> Task to complete
Drop every picture and give the entries back exactly.

(Stored data)
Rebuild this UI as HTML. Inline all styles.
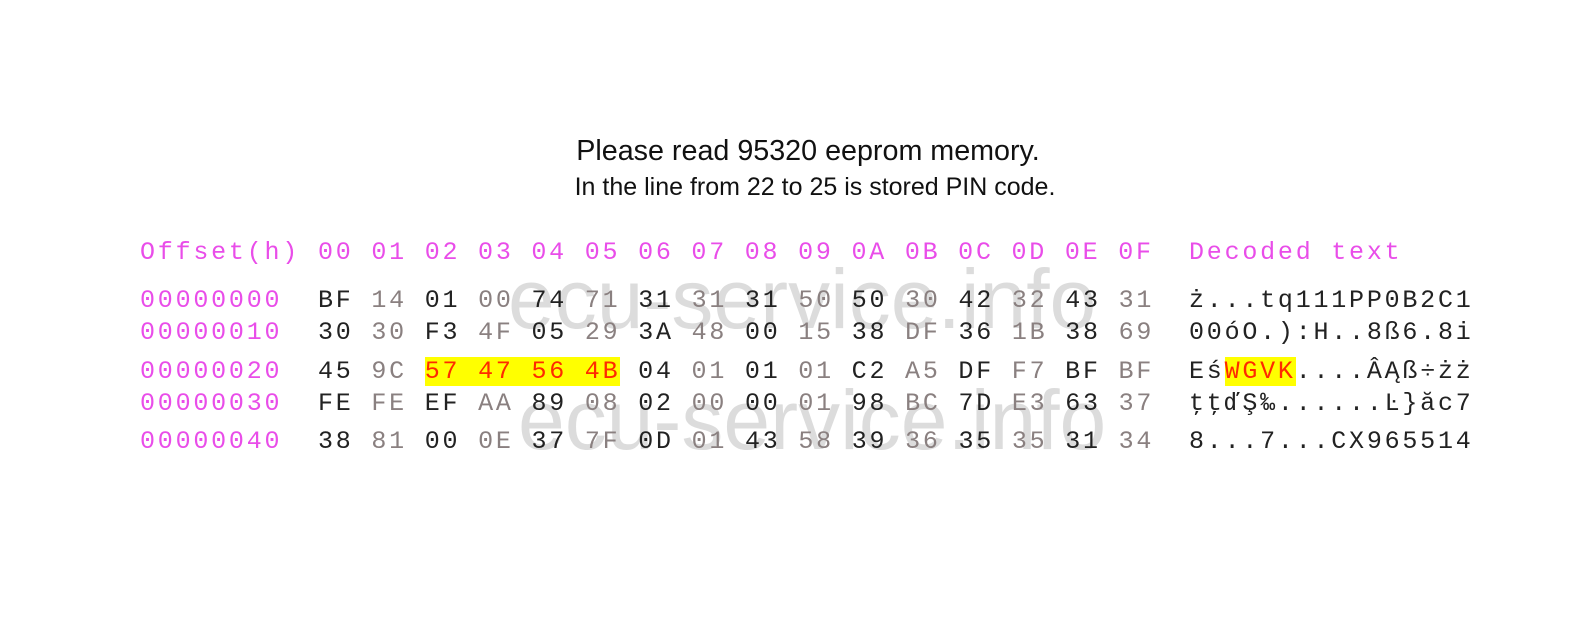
<!DOCTYPE html>
<html><head><meta charset="utf-8"><style>
body{margin:0;width:1586px;height:627px;background:#fff;position:relative;overflow:hidden;font-family:"Liberation Sans",sans-serif}
.t{position:absolute;text-align:center;color:#111;white-space:nowrap}
.r{position:absolute;font-family:"Liberation Mono",monospace;font-size:25px;letter-spacing:2.78px;line-height:32px;white-space:pre;color:#222}
.m{color:#e94de9}
.g{color:#8a8080}
.k{color:#222}
.hl{background:#ffff00;color:#ff2a00}
.wm{position:absolute;font-family:"Liberation Sans",sans-serif;font-size:84px;color:rgba(150,150,150,0.33);white-space:nowrap}
</style></head><body>
<div class="t" style="top:135px;left:0;width:1616px;font-size:28.7px">Please read 95320 eeprom memory.</div>
<div class="t" style="top:173px;left:0;width:1630px;font-size:25px">In the line from 22 to 25 is stored PIN code.</div>

<div class="wm" style="left:508px;top:251px">ecu-service.info</div>
<div class="wm" style="left:518px;top:372px">ecu-service.info</div>

<div class="r m" style="left:140px;top:237px">Offset(h)</div>
<div class="r m" style="left:318px;top:237px">00 01 02 03 04 05 06 07 08 09 0A 0B 0C 0D 0E 0F</div>
<div class="r m" style="left:1189px;top:237px">Decoded text</div>

<div class="r m" style="left:140px;top:285px">00000000</div>
<div class="r m" style="left:140px;top:317px">00000010</div>
<div class="r m" style="left:140px;top:356px">00000020</div>
<div class="r m" style="left:140px;top:388px">00000030</div>
<div class="r m" style="left:140px;top:426px">00000040</div>

<div class="r" style="left:318px;top:285px"><span class="k">BF</span> <span class="g">14</span> <span class="k">01</span> <span class="g">00</span> <span class="k">74</span> <span class="g">71</span> <span class="k">31</span> <span class="g">31</span> <span class="k">31</span> <span class="g">50</span> <span class="k">50</span> <span class="g">30</span> <span class="k">42</span> <span class="g">32</span> <span class="k">43</span> <span class="g">31</span></div>
<div class="r" style="left:318px;top:317px"><span class="k">30</span> <span class="g">30</span> <span class="k">F3</span> <span class="g">4F</span> <span class="k">05</span> <span class="g">29</span> <span class="k">3A</span> <span class="g">48</span> <span class="k">00</span> <span class="g">15</span> <span class="k">38</span> <span class="g">DF</span> <span class="k">36</span> <span class="g">1B</span> <span class="k">38</span> <span class="g">69</span></div>
<div class="r" style="left:318px;top:356px"><span class="k">45</span> <span class="g">9C</span> <span class="hl">57 47 56 4B</span> <span class="k">04</span> <span class="g">01</span> <span class="k">01</span> <span class="g">01</span> <span class="k">C2</span> <span class="g">A5</span> <span class="k">DF</span> <span class="g">F7</span> <span class="k">BF</span> <span class="g">BF</span></div>
<div class="r" style="left:318px;top:388px"><span class="k">FE</span> <span class="g">FE</span> <span class="k">EF</span> <span class="g">AA</span> <span class="k">89</span> <span class="g">08</span> <span class="k">02</span> <span class="g">00</span> <span class="k">00</span> <span class="g">01</span> <span class="k">98</span> <span class="g">BC</span> <span class="k">7D</span> <span class="g">E3</span> <span class="k">63</span> <span class="g">37</span></div>
<div class="r" style="left:318px;top:426px"><span class="k">38</span> <span class="g">81</span> <span class="k">00</span> <span class="g">0E</span> <span class="k">37</span> <span class="g">7F</span> <span class="k">0D</span> <span class="g">01</span> <span class="k">43</span> <span class="g">58</span> <span class="k">39</span> <span class="g">36</span> <span class="k">35</span> <span class="g">35</span> <span class="k">31</span> <span class="g">34</span></div>

<div class="r" style="left:1189px;top:285px">ż...tq111PP0B2C1</div>
<div class="r" style="left:1189px;top:317px">00óO.):H..8ß6.8i</div>
<div class="r" style="left:1189px;top:356px">Eś<span class="hl">WGVK</span>....ÂĄß÷żż</div>
<div class="r" style="left:1189px;top:388px">ţţďŞ‰......Ŀ}ăc7</div>
<div class="r" style="left:1189px;top:426px">8...7...CX965514</div>
</body></html>
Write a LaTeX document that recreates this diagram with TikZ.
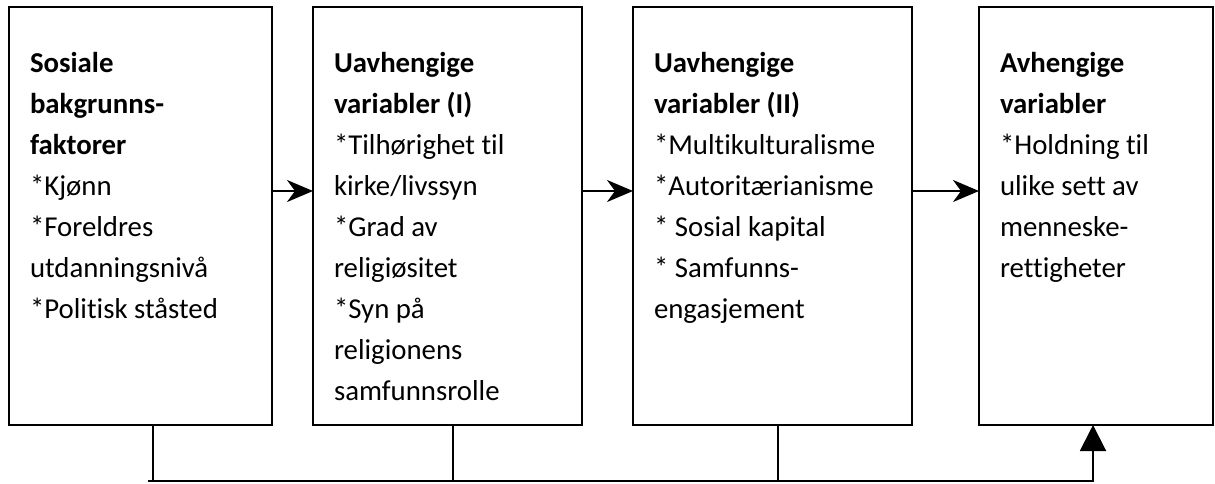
\documentclass[tikz,border=0pt]{standalone}
\usepackage{fontspec}
\setmainfont{Carlito}[Ligatures={NoCommon}]
\usetikzlibrary{arrows.meta,positioning}

\begin{document}
\begin{tikzpicture}[x=0.5pt,y=-0.5pt,line width=1pt,
    box/.style={draw,rectangle,inner sep=0pt,outer sep=0pt,minimum height=209pt},
    txt/.style={anchor=base west,align=left,inner sep=0pt,font=\fontsize{14.4}{20.5}\selectfont},
    arr/.style={-{Stealth[length=13pt,width=11pt,inset=4pt]}},
    up/.style={-{Triangle[length=13pt,width=13pt]}}]
    \useasboundingbox (0,0) rectangle (1215,483);
    % boxes
    \node[box,minimum width=131.5pt] (soc) at (140.5,216) {};
    \node[box,minimum width=134.5pt] (un1) at (447.5,216) {};
    \node[box,minimum width=139.5pt] (un2) at (772.5,216) {};
    \node[box,minimum width=117pt] (av) at (1096,216) {};
    % texts (anchored on the baseline of their last line)
    \node[txt] (socT) at (29,318) {\textbf{Sosiale}\\ \textbf{bakgrunns-}\\ \textbf{faktorer}\\ *Kjønn\\ *Foreldres\\ utdanningsnivå\\ *Politisk ståsted};
    \node[txt] (un1T) at (333,400) {\textbf{Uavhengige}\\ \textbf{variabler (I)}\\ *Tilhørighet til\\ kirke/livssyn\\ *Grad av\\ religiøsitet\\ *Syn på\\ religionens\\ samfunnsrolle};
    \node[txt] (un2T) at (653,318) {\textbf{Uavhengige}\\ \textbf{variabler (II)}\\ *Multikulturalisme\\ *Autoritærianisme\\ * Sosial kapital\\ * Samfunns-\\ engasjement};
    \node[txt] (avT) at (999,277) {\textbf{Avhengige}\\ \textbf{variabler}\\ *Holdning til\\ ulike sett av\\ menneske-\\ rettigheter};
    % arrows
    \draw[arr] ([yshift=12.5pt]soc.east) -- ([yshift=12.5pt]soc.east -| un1.west);
    \draw[arr] ([yshift=12.5pt]un1.east) -- ([yshift=12.5pt]un1.east -| un2.west);
    \draw[arr] ([yshift=12.5pt]un2.east) -- ([yshift=12.5pt]un2.east -| av.west);
    % bottom line
    \coordinate (bus) at (148,481);
    \coordinate (d1) at (153,481);
    \coordinate (d2) at (453,481);
    \coordinate (d3) at (778,481);
    \coordinate (d4) at (1093,481);
    \draw (soc.south -| d1) -- (d1);
    \draw (un1.south -| d2) -- (d2);
    \draw (un2.south -| d3) -- (d3);
    \draw[up] (bus) -- (d4) -- (av.south -| d4);
\end{tikzpicture}
\end{document}
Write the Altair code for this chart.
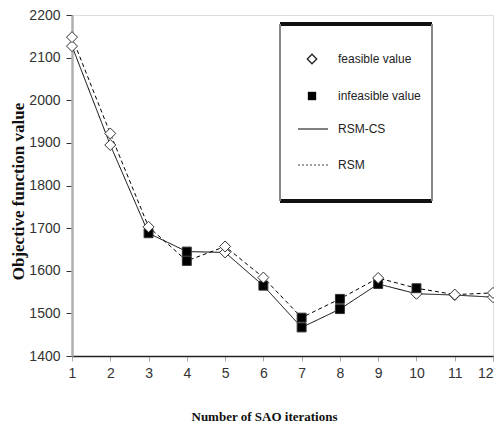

> Output for this exercise
Rebuild this UI as HTML. Inline all styles.
<!DOCTYPE html>
<html><head><meta charset="utf-8"><style>
body{margin:0;width:1586px;height:627px;background:#fff;position:relative;overflow:hidden;font-family:"Liberation Sans",sans-serif}
.t{position:absolute;text-align:center;color:#111;white-space:nowrap}
.r{position:absolute;font-family:"Liberation Mono",monospace;font-size:25px;letter-spacing:2.78px;line-height:32px;white-space:pre;color:#222}
.m{color:#e94de9}
.g{color:#8a8080}
.k{color:#222}
.hl{background:#ffff00;color:#ff2a00}
.wm{position:absolute;font-family:"Liberation Sans",sans-serif;font-size:84px;color:rgba(150,150,150,0.33);white-space:nowrap}
</style></head><body>
<div class="t" style="top:135px;left:0;width:1616px;font-size:28.7px">Please read 95320 eeprom memory.</div>
<div class="t" style="top:173px;left:0;width:1630px;font-size:25px">In the line from 22 to 25 is stored PIN code.</div>

<div class="wm" style="left:508px;top:251px">ecu-service.info</div>
<div class="wm" style="left:518px;top:372px">ecu-service.info</div>

<div class="r m" style="left:140px;top:237px">Offset(h)</div>
<div class="r m" style="left:318px;top:237px">00 01 02 03 04 05 06 07 08 09 0A 0B 0C 0D 0E 0F</div>
<div class="r m" style="left:1189px;top:237px">Decoded text</div>

<div class="r m" style="left:140px;top:285px">00000000</div>
<div class="r m" style="left:140px;top:317px">00000010</div>
<div class="r m" style="left:140px;top:356px">00000020</div>
<div class="r m" style="left:140px;top:388px">00000030</div>
<div class="r m" style="left:140px;top:426px">00000040</div>

<div class="r" style="left:318px;top:285px"><span class="k">BF</span> <span class="g">14</span> <span class="k">01</span> <span class="g">00</span> <span class="k">74</span> <span class="g">71</span> <span class="k">31</span> <span class="g">31</span> <span class="k">31</span> <span class="g">50</span> <span class="k">50</span> <span class="g">30</span> <span class="k">42</span> <span class="g">32</span> <span class="k">43</span> <span class="g">31</span></div>
<div class="r" style="left:318px;top:317px"><span class="k">30</span> <span class="g">30</span> <span class="k">F3</span> <span class="g">4F</span> <span class="k">05</span> <span class="g">29</span> <span class="k">3A</span> <span class="g">48</span> <span class="k">00</span> <span class="g">15</span> <span class="k">38</span> <span class="g">DF</span> <span class="k">36</span> <span class="g">1B</span> <span class="k">38</span> <span class="g">69</span></div>
<div class="r" style="left:318px;top:356px"><span class="k">45</span> <span class="g">9C</span> <span class="hl">57 47 56 4B</span> <span class="k">04</span> <span class="g">01</span> <span class="k">01</span> <span class="g">01</span> <span class="k">C2</span> <span class="g">A5</span> <span class="k">DF</span> <span class="g">F7</span> <span class="k">BF</span> <span class="g">BF</span></div>
<div class="r" style="left:318px;top:388px"><span class="k">FE</span> <span class="g">FE</span> <span class="k">EF</span> <span class="g">AA</span> <span class="k">89</span> <span class="g">08</span> <span class="k">02</span> <span class="g">00</span> <span class="k">00</span> <span class="g">01</span> <span class="k">98</span> <span class="g">BC</span> <span class="k">7D</span> <span class="g">E3</span> <span class="k">63</span> <span class="g">37</span></div>
<div class="r" style="left:318px;top:426px"><span class="k">38</span> <span class="g">81</span> <span class="k">00</span> <span class="g">0E</span> <span class="k">37</span> <span class="g">7F</span> <span class="k">0D</span> <span class="g">01</span> <span class="k">43</span> <span class="g">58</span> <span class="k">39</span> <span class="g">36</span> <span class="k">35</span> <span class="g">35</span> <span class="k">31</span> <span class="g">34</span></div>

<div class="r" style="left:1189px;top:285px">ż...tq111PP0B2C1</div>
<div class="r" style="left:1189px;top:317px">00óO.):H..8ß6.8i</div>
<div class="r" style="left:1189px;top:356px">Eś<span class="hl">WGVK</span>....ÂĄß÷żż</div>
<div class="r" style="left:1189px;top:388px">ţţďŞ‰......Ŀ}ăc7</div>
<div class="r" style="left:1189px;top:426px">8...7...CX965514</div>
</body></html>
Write a LaTeX document that recreates this diagram with TikZ.
\documentclass[tikz,border=0pt]{standalone}
\usepackage{fontspec}
\setmainfont{Carlito}[Ligatures={NoCommon}]
\usetikzlibrary{arrows.meta,positioning}

\begin{document}
\begin{tikzpicture}[x=0.5pt,y=-0.5pt,line width=1pt,
    box/.style={draw,rectangle,inner sep=0pt,outer sep=0pt,minimum height=209pt},
    txt/.style={anchor=base west,align=left,inner sep=0pt,font=\fontsize{14.4}{20.5}\selectfont},
    arr/.style={-{Stealth[length=13pt,width=11pt,inset=4pt]}},
    up/.style={-{Triangle[length=13pt,width=13pt]}}]
    \useasboundingbox (0,0) rectangle (1215,483);
    % boxes
    \node[box,minimum width=131.5pt] (soc) at (140.5,216) {};
    \node[box,minimum width=134.5pt] (un1) at (447.5,216) {};
    \node[box,minimum width=139.5pt] (un2) at (772.5,216) {};
    \node[box,minimum width=117pt] (av) at (1096,216) {};
    % texts (anchored on the baseline of their last line)
    \node[txt] (socT) at (29,318) {\textbf{Sosiale}\\ \textbf{bakgrunns-}\\ \textbf{faktorer}\\ *Kjønn\\ *Foreldres\\ utdanningsnivå\\ *Politisk ståsted};
    \node[txt] (un1T) at (333,400) {\textbf{Uavhengige}\\ \textbf{variabler (I)}\\ *Tilhørighet til\\ kirke/livssyn\\ *Grad av\\ religiøsitet\\ *Syn på\\ religionens\\ samfunnsrolle};
    \node[txt] (un2T) at (653,318) {\textbf{Uavhengige}\\ \textbf{variabler (II)}\\ *Multikulturalisme\\ *Autoritærianisme\\ * Sosial kapital\\ * Samfunns-\\ engasjement};
    \node[txt] (avT) at (999,277) {\textbf{Avhengige}\\ \textbf{variabler}\\ *Holdning til\\ ulike sett av\\ menneske-\\ rettigheter};
    % arrows
    \draw[arr] ([yshift=12.5pt]soc.east) -- ([yshift=12.5pt]soc.east -| un1.west);
    \draw[arr] ([yshift=12.5pt]un1.east) -- ([yshift=12.5pt]un1.east -| un2.west);
    \draw[arr] ([yshift=12.5pt]un2.east) -- ([yshift=12.5pt]un2.east -| av.west);
    % bottom line
    \coordinate (bus) at (148,481);
    \coordinate (d1) at (153,481);
    \coordinate (d2) at (453,481);
    \coordinate (d3) at (778,481);
    \coordinate (d4) at (1093,481);
    \draw (soc.south -| d1) -- (d1);
    \draw (un1.south -| d2) -- (d2);
    \draw (un2.south -| d3) -- (d3);
    \draw[up] (bus) -- (d4) -- (av.south -| d4);
\end{tikzpicture}
\end{document}
Write the Altair code for this chart.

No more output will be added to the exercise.